**LISTED ENTRIES:**
■ ■ ■ ■ ■ ■ ■

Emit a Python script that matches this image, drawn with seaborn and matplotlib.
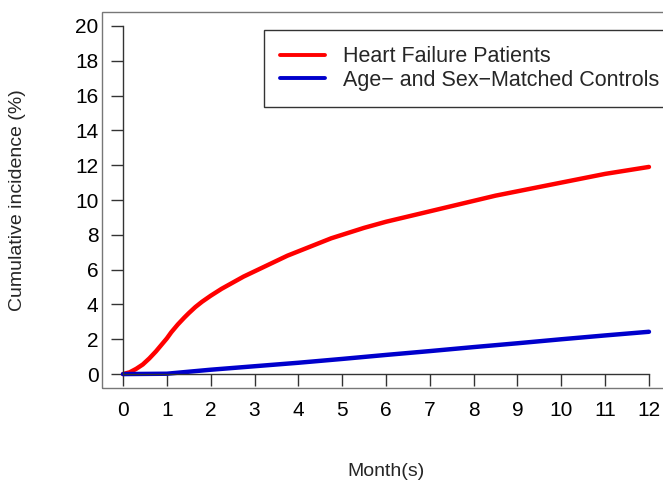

■ ■ ■ ■ ■ ■ ■

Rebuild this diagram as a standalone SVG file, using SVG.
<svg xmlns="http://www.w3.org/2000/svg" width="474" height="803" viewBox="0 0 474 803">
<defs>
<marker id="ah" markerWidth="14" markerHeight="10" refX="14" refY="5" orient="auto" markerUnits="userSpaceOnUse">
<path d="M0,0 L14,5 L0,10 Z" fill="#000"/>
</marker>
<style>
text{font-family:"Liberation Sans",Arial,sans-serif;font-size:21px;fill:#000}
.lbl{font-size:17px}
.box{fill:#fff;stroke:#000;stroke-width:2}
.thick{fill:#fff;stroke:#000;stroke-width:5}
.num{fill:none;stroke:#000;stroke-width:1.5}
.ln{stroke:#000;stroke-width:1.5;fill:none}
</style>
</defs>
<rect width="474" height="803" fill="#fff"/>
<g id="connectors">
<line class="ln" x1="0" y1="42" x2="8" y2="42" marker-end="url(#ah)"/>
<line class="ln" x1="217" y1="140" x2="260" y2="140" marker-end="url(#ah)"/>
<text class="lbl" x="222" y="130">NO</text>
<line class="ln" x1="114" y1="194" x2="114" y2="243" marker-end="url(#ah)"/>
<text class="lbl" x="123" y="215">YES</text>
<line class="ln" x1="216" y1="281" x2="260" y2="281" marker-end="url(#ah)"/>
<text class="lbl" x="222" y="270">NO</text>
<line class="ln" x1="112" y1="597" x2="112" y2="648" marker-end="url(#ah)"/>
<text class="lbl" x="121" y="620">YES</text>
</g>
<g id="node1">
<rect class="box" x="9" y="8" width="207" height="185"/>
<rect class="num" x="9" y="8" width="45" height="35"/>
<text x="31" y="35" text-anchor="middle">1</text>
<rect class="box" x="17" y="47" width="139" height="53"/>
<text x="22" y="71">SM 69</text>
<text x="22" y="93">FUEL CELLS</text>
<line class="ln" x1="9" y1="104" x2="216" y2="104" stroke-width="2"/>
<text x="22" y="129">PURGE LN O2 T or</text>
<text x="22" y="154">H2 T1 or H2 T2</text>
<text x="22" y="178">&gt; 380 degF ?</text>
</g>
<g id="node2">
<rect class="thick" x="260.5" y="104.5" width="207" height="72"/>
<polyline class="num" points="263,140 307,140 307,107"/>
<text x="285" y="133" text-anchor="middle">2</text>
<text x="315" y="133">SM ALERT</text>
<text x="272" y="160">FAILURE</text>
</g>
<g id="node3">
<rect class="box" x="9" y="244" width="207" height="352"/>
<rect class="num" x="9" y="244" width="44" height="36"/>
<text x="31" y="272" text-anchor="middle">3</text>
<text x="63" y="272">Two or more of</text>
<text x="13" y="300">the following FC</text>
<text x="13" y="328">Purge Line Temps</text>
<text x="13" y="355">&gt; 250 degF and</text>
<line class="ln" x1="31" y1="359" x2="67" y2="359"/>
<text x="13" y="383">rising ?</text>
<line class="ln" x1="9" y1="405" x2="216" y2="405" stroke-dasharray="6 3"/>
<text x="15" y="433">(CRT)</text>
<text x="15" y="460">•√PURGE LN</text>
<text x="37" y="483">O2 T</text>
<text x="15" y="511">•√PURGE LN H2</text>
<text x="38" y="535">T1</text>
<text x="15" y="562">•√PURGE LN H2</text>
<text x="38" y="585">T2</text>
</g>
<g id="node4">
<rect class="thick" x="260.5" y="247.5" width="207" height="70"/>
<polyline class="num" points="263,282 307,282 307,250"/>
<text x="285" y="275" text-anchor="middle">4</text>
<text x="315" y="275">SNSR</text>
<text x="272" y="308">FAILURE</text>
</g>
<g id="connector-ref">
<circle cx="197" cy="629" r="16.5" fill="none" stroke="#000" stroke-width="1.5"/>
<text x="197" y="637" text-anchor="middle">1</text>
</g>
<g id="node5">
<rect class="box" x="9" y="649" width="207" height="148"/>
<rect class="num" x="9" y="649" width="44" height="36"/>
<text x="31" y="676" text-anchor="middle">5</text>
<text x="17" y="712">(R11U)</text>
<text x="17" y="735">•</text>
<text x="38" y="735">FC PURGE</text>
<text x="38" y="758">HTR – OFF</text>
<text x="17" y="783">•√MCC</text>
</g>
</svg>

■ ■ ■ ■ ■ ■ ■

**REQUIRED WORK:**
Search the data above for the word "this", then gather each line in which it appears.

**RESULT OF THE EXERCISE:**
Emit a Python script that matches this image, drawn with seaborn and matplotlib.
Rebuild this diagram as a standalone SVG file, using SVG.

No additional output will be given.